Most often, however, we use internet resources as a guide to an external reality and we want to judge the value of internet information accordingly. There is no magic formula for doing this but here are some guidelines (most of which also apply to hard-copy documents):

 

  • does the author have an interest in giving a selective account?
  • is the site produced by a named person or organization (‘the author’)?
  • does the reputation of the author depend on the accuracy of its information?
  • what expertise does the author possess and demonstrate?
  • how well do the author’s views chime with other sources?
  • does the site appear long on opinion and short on fact?
  • is the information current? (often a website is the last medium to be updated)

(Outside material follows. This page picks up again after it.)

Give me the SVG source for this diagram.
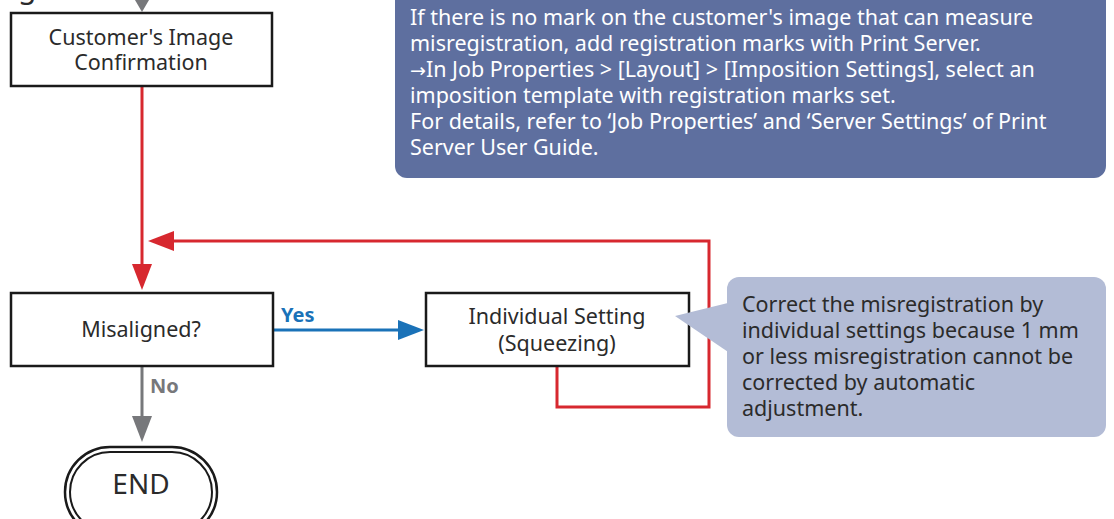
<svg xmlns="http://www.w3.org/2000/svg" width="1114" height="519" viewBox="0 0 1114 519">
<style>
.box{fill:#fff;stroke:#1a1a1a;stroke-width:2.5}
.t{font-family:"Noto Sans","Open Sans",sans-serif;font-size:21.5px;fill:#2b2b2b;text-anchor:middle}
.c1{font-family:"Noto Sans","Open Sans",sans-serif;font-size:21.5px;fill:#ffffff}
.c2{font-family:"Noto Sans","Open Sans",sans-serif;font-size:21.5px;fill:#2b2b2b}
.lbl{font-family:"Noto Sans","Open Sans",sans-serif;font-size:20px;font-weight:bold}
.red{fill:none;stroke:#d7282f;stroke-width:3}
</style>
<text x="18" y="-2" font-family="Noto Sans, sans-serif" font-size="30" fill="#2b2b2b">g</text>
<g id="callout-top">
<rect x="395" y="-20" width="711" height="198" rx="12" fill="#5e6f9f"/>
<text class="c1" x="410" y="25">If there is no mark on the customer's image that can measure</text>
<text class="c1" x="410" y="51">misregistration, add registration marks with Print Server.</text>
<text class="c1" x="410" y="77"><tspan font-family="DejaVu Sans, sans-serif" font-size="19">→</tspan>In Job Properties &gt; [Layout] &gt; [Imposition Settings], select an</text>
<text class="c1" x="410" y="103">imposition template with registration marks set.</text>
<text class="c1" x="410" y="129">For details, refer to ‘Job Properties’ and ‘Server Settings’ of Print</text>
<text class="c1" x="410" y="155">Server User Guide.</text>
</g>
<g id="connectors">
<path d="M135,0 L149,0 L142,12 Z" fill="#77787b"/>
<line x1="142" y1="87" x2="142" y2="266" stroke="#d7282f" stroke-width="3"/>
<path d="M132,264 L152,264 L142,290 Z" fill="#d7282f"/>
<polyline class="red" points="557,367 557,407 709,407 709,241 172,241"/>
<path d="M174,231 L174,251 L148,241 Z" fill="#d7282f"/>
<line x1="273" y1="330" x2="400" y2="330" stroke="#1a72b8" stroke-width="3"/>
<path d="M398,320 L398,340 L424,330 Z" fill="#1a72b8"/>
<text class="lbl" x="281" y="322" fill="#1a72b8">Yes</text>
<line x1="142" y1="367" x2="142" y2="418" stroke="#77787b" stroke-width="3"/>
<path d="M132,416 L152,416 L142,442 Z" fill="#77787b"/>
<text class="lbl" x="150" y="393" fill="#77787b">No</text>
</g>
<g id="node-confirm">
<rect class="box" x="11" y="13" width="261" height="73"/>
<text class="t" x="141" y="45">Customer's Image</text>
<text class="t" x="141" y="70">Confirmation</text>
</g>
<g id="node-misaligned">
<rect class="box" x="11" y="293" width="262" height="73"/>
<text class="t" x="141" y="337">Misaligned?</text>
</g>
<g id="node-individual">
<rect class="box" x="426" y="293" width="263" height="73"/>
<text class="t" x="557" y="324">Individual Setting</text>
<text class="t" x="557" y="351">(Squeezing)</text>
</g>
<g id="node-end">
<rect x="65" y="447" width="152" height="90" rx="45" fill="#fff" stroke="#1a1a1a" stroke-width="2.5"/>
<rect x="70" y="452" width="142" height="80" rx="40" fill="none" stroke="#1a1a1a" stroke-width="2"/>
<text class="t" x="141" y="494" style="font-size:28px">END</text>
</g>
<g id="callout-bottom">
<path d="M675,316 L740,300 L740,360 Z" fill="#b3bcd6"/>
<rect x="727" y="277" width="379" height="160" rx="12" fill="#b3bcd6"/>
<text class="c2" x="742" y="312">Correct the misregistration by</text>
<text class="c2" x="742" y="338">individual settings because 1 mm</text>
<text class="c2" x="742" y="364">or less misregistration cannot be</text>
<text class="c2" x="742" y="390">corrected by automatic</text>
<text class="c2" x="742" y="416">adjustment.</text>
</g>
</svg>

When any organization discusses itself, expect a uniformly positive and intensely selective presentation. All such bodies – including charities, churches, government departments and universities - highlight their successes and underplay their failures. The facts as presented are partial and the overall interpretation is biased. Lies are rare but half-truths are everywhere.

It is the observer’s job to think about what the website leaves out. The way to do this is through comparing one source against other (including interviews with staff or observers) until an overall picture develops. Outside analysts, such as journalists and academics, are useful in giving a more balanced insight. So the websites produced by institutions can provide a useful introduction and source of facts but the information is unlikely to be complete or deep. It supplements but does not replace academic writing on the topic. Good research requires more than a search through the sites. Be careful of allowing the content of partial sites to shape your agenda in ways of which you unaware.